Bridie’s Collection

Co. Sligo

Co. Sligo

Bridie Mulloy began collecting folklore, as a school teacher but her love if it began long before, perhaps as a child. She grew up in rural Sligo. As she recalls later on in life in her  1991 book Itchy Feet & Thirsty Work: A Guide to the History & Folklore of Ballinrobe, her early images of the Seanachai James Flynn;

Everybody listened, captivated no matter how far-fetched the stories were indeed the more far-fetched the better they went down. He’d sit on his favorite kitchen chair, shoulders hunched gazing into the glowing coals as if her was drawing inspiration from them. Though he seldom raised his voice above conversation level, he spoke with the same conviction as if he was following his characters, enjoying their adventures, reveling in their feasting and fearful disasters. So night after night the stories rolled our of fairy hijacking to Greece and Turkey, changeling children and magical music which lured inspection mortals into all kinds of trouble.

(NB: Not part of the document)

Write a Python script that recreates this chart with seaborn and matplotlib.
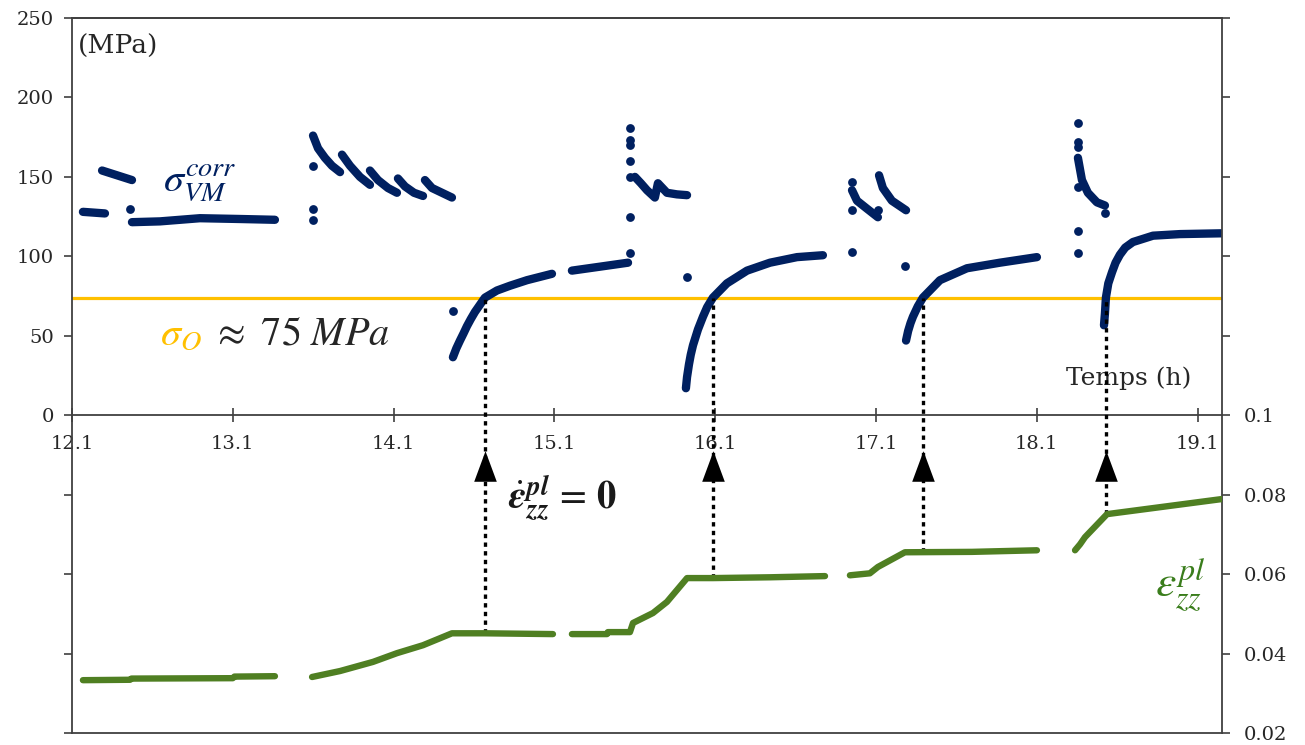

These early memories perhaps left a lasting impression on Bridie Mulloy, inspiring her to search for stories herself. She not only listened to his tales but studied the storyteller himself.

He would sit at the butt of a cock of hay chewing a trawneen (piece of straw) and enjoying the heat of the sun. In this leisurely wait e studied the gap in the mountains over which the fairy horse would leap, that night in his story. The ring fort would inspire tales of abduction where mortals were forced to join the fairy revels. A stone field in the distance was the scene of mighty battles between long dead men and intruders who came to disturb their peace. He accepted help from neighbors if work got a bit behind hand, while he dreamed up his stories. He knew they liked to do so and that they’d be in at night to enjoy his flights of fancy and the currant bread and tea which his wife and family would provide.

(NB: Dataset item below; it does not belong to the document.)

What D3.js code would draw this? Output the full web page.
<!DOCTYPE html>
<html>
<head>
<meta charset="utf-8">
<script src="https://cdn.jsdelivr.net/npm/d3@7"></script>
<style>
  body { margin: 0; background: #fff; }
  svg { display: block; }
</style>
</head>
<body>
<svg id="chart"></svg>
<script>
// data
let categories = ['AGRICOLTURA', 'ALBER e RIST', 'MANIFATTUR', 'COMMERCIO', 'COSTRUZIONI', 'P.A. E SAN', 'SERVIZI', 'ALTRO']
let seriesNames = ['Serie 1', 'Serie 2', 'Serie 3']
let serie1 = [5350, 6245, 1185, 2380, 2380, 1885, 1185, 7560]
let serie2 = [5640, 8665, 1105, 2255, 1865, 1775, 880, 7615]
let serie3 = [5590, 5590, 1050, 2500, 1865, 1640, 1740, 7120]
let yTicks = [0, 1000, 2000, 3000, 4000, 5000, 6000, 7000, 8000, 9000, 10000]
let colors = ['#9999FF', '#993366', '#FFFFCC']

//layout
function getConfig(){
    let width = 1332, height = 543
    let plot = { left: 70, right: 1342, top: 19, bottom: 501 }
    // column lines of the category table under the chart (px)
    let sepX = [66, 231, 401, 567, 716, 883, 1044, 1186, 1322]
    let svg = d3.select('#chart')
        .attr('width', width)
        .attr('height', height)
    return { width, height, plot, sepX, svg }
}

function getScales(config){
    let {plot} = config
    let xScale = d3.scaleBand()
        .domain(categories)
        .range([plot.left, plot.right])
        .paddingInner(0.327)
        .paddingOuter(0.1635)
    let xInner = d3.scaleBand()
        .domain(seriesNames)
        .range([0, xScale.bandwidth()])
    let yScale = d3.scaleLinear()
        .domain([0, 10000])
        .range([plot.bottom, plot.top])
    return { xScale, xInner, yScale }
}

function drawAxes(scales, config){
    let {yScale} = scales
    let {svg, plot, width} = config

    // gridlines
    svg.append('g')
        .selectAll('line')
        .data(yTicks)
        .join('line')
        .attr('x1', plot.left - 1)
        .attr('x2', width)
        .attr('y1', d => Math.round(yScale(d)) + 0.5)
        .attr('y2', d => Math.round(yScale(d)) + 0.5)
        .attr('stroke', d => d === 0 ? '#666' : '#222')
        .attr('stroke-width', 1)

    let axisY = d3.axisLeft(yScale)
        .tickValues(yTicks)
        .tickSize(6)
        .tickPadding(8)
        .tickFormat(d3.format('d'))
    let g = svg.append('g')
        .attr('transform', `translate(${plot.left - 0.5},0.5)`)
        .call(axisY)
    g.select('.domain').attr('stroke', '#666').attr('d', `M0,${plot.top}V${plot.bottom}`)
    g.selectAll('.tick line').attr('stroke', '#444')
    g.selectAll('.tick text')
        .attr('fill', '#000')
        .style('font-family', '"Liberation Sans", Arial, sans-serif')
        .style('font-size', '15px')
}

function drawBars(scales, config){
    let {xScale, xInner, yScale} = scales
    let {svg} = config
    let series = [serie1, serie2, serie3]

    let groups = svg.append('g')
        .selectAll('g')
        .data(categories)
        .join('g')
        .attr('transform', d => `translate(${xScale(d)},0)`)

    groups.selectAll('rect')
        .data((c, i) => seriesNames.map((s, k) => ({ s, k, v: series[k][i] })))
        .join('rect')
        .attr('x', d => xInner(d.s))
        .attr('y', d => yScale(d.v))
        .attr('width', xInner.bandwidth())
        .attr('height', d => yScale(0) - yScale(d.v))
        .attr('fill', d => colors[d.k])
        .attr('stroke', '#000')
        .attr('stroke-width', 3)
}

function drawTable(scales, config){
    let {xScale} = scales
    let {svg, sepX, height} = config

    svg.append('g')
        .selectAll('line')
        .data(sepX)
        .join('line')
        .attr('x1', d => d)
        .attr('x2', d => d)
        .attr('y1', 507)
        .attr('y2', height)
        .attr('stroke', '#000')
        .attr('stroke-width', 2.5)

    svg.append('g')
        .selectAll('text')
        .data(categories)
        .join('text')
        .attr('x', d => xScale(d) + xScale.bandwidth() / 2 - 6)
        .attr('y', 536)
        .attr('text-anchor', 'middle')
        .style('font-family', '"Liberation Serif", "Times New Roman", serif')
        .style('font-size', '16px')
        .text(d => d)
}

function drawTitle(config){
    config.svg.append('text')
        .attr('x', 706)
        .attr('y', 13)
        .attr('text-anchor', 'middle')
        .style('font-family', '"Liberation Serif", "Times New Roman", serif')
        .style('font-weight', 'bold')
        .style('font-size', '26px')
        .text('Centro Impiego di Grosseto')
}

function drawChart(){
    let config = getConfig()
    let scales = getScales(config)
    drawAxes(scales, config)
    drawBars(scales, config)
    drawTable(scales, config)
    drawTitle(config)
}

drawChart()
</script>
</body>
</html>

This early brush with a man who not only spoke in narrative, but shaped his stories by the flora and fauna, the landscape and its moods, must have prompted her to search for the ‘magic’ essence that made the storyteller a master of his art. As a result Bridie made her way around the counties of  Sligo, Mayo and Waterford collecting local folklore during the thirties and forties. The fruits of her labour are contained in 21 manuscripts in the Irish Folklore Department in University College, Dublin. In her pursuit of the folktales and lore of days gone by she arrived on Achill in the forties when the last of the older generation were around to pass on their knowledge to the younger woman.

Destiny played her part too because Bridie Gunning would meet her future husband Tony Mulloy and her path would cross with that of the now elderly Emily Weddall.

Sources
Itchy Feet & Thirsty Work: A Guide to the History and Folklore of Ballinrobe. [Ballinrobe]: Lough Mask and Lough Carra Tourist Development Association, 1991.